A close look at the coffee bush reveals that it requires adequate soil moisture to carry out its physiological and biochemical functions during dry spells. Just as the coffee bush cannot tolerate water logged conditions, so also the bush cannot tolerate a low moisture regime for an extended period of time. The coffee bush quickly reacts to moisture stress affecting its physical as well as physiological components.
Mitchell, (1988) has carried out extensive work on the critical period for irrigating coffee. They are as follows:
- At the time of flowering.
- Period of berry expansion (7 to 17 weeks after flowering)
- The period of dry matter development when the beans fill and become solid.
ADVANTAGES OF IRRIGATION
- Reduces the drought period in coffee.
- Enhances the vegetative woods.
- Provides a reliable insurance cover against crop failure for the coming year.
- Increases the beneficial microbial content of the soil.
- Increases the organic matter decomposition in soil insitu because of the prevailing high temperatures.
- Provides the much needed micro climate, enabling the root zone to function effectively.
- Enables uniform fruit set and uniform berry size.
- Improves the nutrient uptake.
The major coffee growing belts in India are situated in South India and the coffee farmers invariably rely on the South west monsoon for the rainfall. More than 75 % of the total rainfall is received in the months of June, July, August and September. Then the North East monsoon takes over resulting in a few sporadic showers in the months of October and November.
In the technical sense, with predictable rainfall patterns, the coffee farms have adequate moisture up to mid November and thereafter the moisture stress sets in. This moisture stress may be extended up to May end resulting in a prolonged drought period of six months. Delayed showers (Pre, Blossom & Post Blossom) results in partial to complete failure of the crop. Adequate soil moisture is continuously required for the growth, development, and maturity and ripening of the existing crop.

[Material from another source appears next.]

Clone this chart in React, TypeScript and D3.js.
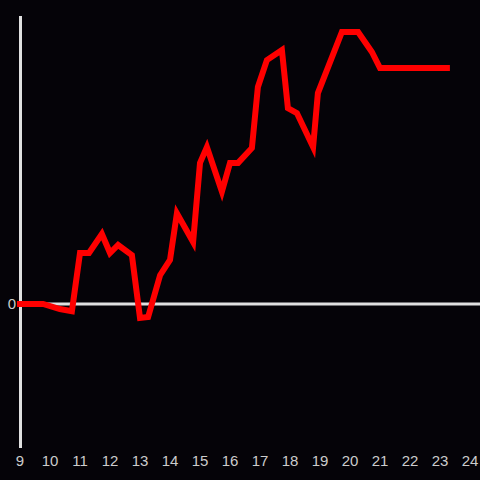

The coming years bearing wood also requires large quantities of soil moisture. Scientific studies conducted by Awatramani, 1973 indicates that the available soil moisture decreases from 100 % during November to 50 % with in 20 to 25 days and if there is no rain, the available soil moisture would drop down to zero percent by first week of January.
This data enables us to understand the water requirements of the bush. More importantly, it throws light on the fact that excess of irrigation is detrimental to the plant. Secondly, providing irrigation, when the bush does not require it, will lead to a physiological imbalance in the flowering of coffee.
Coffee cultivation to a small extent is also confined to the hilly tracts of the Eastern Ghats. These areas predominantly receive the North East monsoon during the months of October and December. However, most of the coffee grown in these regions are the Arabicas and need no irrigation.